WORK INSTRUCTIONS → Write each line of the material exactly as given, from the top through the line that contains "const arrowDown = [[fSet, 49.2]];", and omit all pictures.

DATASET SECTION →

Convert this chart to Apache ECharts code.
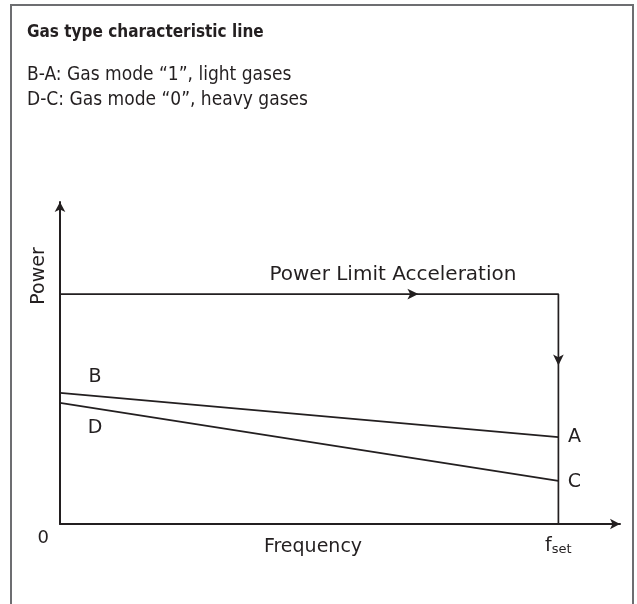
<!DOCTYPE html>
<html>
<head>
<meta charset="UTF-8">
<title>Gas type characteristic line</title>
<script src="https://cdn.jsdelivr.net/npm/echarts@6.0.0/dist/echarts.min.js"></script>
<style>
  html, body { margin: 0; padding: 0; background: #fff; }
  #chart { width: 637px; height: 604px; }
</style>
</head>
<body>
<div id="chart"></div>
<script>
// data (axes run 0..100, arbitrary units)
const fSet = 89;
const powerLimit = 71.4;
const lineBA = [[0, 40.7], [fSet, 27.0]];       // light gases
const lineDC = [[0, 37.6], [fSet, 13.4]];       // heavy gases
const limitPath = [[0, powerLimit], [fSet, powerLimit], [fSet, 0]];
const arrowRight = [[64, powerLimit]];
const arrowDown = [[fSet, 49.2]];

const ink = '#231f20';
const narrow = "'DejaVu Sans Condensed', 'Liberation Sans Narrow', sans-serif";
const sans = "'DejaVu Sans', sans-serif";

const chart = echarts.init(document.getElementById('chart'));
chart.setOption({
  animation: false,
  grid: { left: 60, right: 17, top: 202, bottom: 80 },
  xAxis: {
    type: 'value', min: 0, max: 100,
    splitLine: { show: false },
    axisTick: { show: false },
    axisLine: { show: true, symbol: ['none', 'arrow'], symbolSize: [8, 10], lineStyle: { color: ink, width: 2 } },
    axisLabel: {
      customValues: [fSet], margin: 12,
      formatter: () => 'f{s|set}',
      color: ink, fontFamily: sans, fontSize: 19,
      rich: { s: { fontSize: 13, fontFamily: sans, color: ink, verticalAlign: 'bottom', padding: [7, 0, 0, 0] } }
    }
  },
  yAxis: {
    type: 'value', min: 0, max: 100,
    splitLine: { show: false },
    axisTick: { show: false },
    axisLine: { show: true, symbol: ['none', 'arrow'], symbolSize: [8, 10], lineStyle: { color: ink, width: 2 } },
    axisLabel: {
      customValues: [0], margin: 11, verticalAlign: 'top', padding: [5, 0, 0, 0],
      color: ink, fontFamily: sans, fontSize: 18
    }
  },
  series: [
    {
      type: 'line', data: limitPath, symbol: 'none',
      lineStyle: { color: ink, width: 1.7 }
    },
    {
      type: 'line', data: lineBA, symbol: 'none',
      lineStyle: { color: ink, width: 1.7 }
    },
    {
      type: 'line', data: lineDC, symbol: 'none',
      lineStyle: { color: ink, width: 1.7 }
    },
    {
      type: 'scatter', symbol: 'arrow', symbolRotate: -90, symbolSize: [8, 11],
      itemStyle: { color: ink, opacity: 1 },
      data: arrowRight,
      label: {
        show: true, position: 'inside', offset: [-20, -19],
        formatter: 'Power Limit Acceleration',
        color: ink, fontFamily: sans, fontSize: 20
      }
    },
    {
      type: 'scatter', symbol: 'arrow', symbolRotate: 180, symbolSize: [8, 11],
      itemStyle: { color: ink, opacity: 1 },
      data: arrowDown
    },
    {
      type: 'scatter', symbolSize: 0, silent: true,
      itemStyle: { opacity: 1 },
      data: [
        { value: lineBA[0], label: { formatter: 'B', offset: [35, -16] } },
        { value: lineBA[1], label: { formatter: 'A', offset: [16, 0] } },
        { value: lineDC[0], label: { formatter: 'D', offset: [35, 25] } },
        { value: lineDC[1], label: { formatter: 'C', offset: [16, 1] } }
      ],
      label: { show: true, position: 'inside', color: ink, fontFamily: sans, fontSize: 19 }
    }
  ],
  graphic: [
    {
      type: 'rect', shape: { x: 11, y: 5, width: 622, height: 700 },
      style: { fill: 'none', stroke: '#6d6e71', lineWidth: 2 }
    },
    {
      type: 'text', left: 27, top: 24,
      style: { text: 'Gas type characteristic line', font: 'bold 17px ' + narrow, fill: ink }
    },
    {
      type: 'text', left: 27, top: 63,
      style: { text: 'B-A: Gas mode “1”, light gases\nD-C: Gas mode “0”, heavy gases', font: '19px ' + narrow, fill: ink, lineHeight: 25 }
    },
    {
      type: 'text', x: 39, y: 276, rotation: Math.PI / 2,
      style: { text: 'Power', font: '19px ' + sans, fill: ink, align: 'center', verticalAlign: 'middle' }
    },
    {
      type: 'text', x: 313, y: 547,
      style: { text: 'Frequency', font: '19px ' + sans, fill: ink, align: 'center', verticalAlign: 'middle' }
    }
  ]
});
</script>
</body>
</html>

CORRECT RESPONSE →
Convert this chart to Apache ECharts code.
<!DOCTYPE html>
<html>
<head>
<meta charset="UTF-8">
<title>Gas type characteristic line</title>
<script src="https://cdn.jsdelivr.net/npm/echarts@6.0.0/dist/echarts.min.js"></script>
<style>
  html, body { margin: 0; padding: 0; background: #fff; }
  #chart { width: 637px; height: 604px; }
</style>
</head>
<body>
<div id="chart"></div>
<script>
// data (axes run 0..100, arbitrary units)
const fSet = 89;
const powerLimit = 71.4;
const lineBA = [[0, 40.7], [fSet, 27.0]];       // light gases
const lineDC = [[0, 37.6], [fSet, 13.4]];       // heavy gases
const limitPath = [[0, powerLimit], [fSet, powerLimit], [fSet, 0]];
const arrowRight = [[64, powerLimit]];
const arrowDown = [[fSet, 49.2]];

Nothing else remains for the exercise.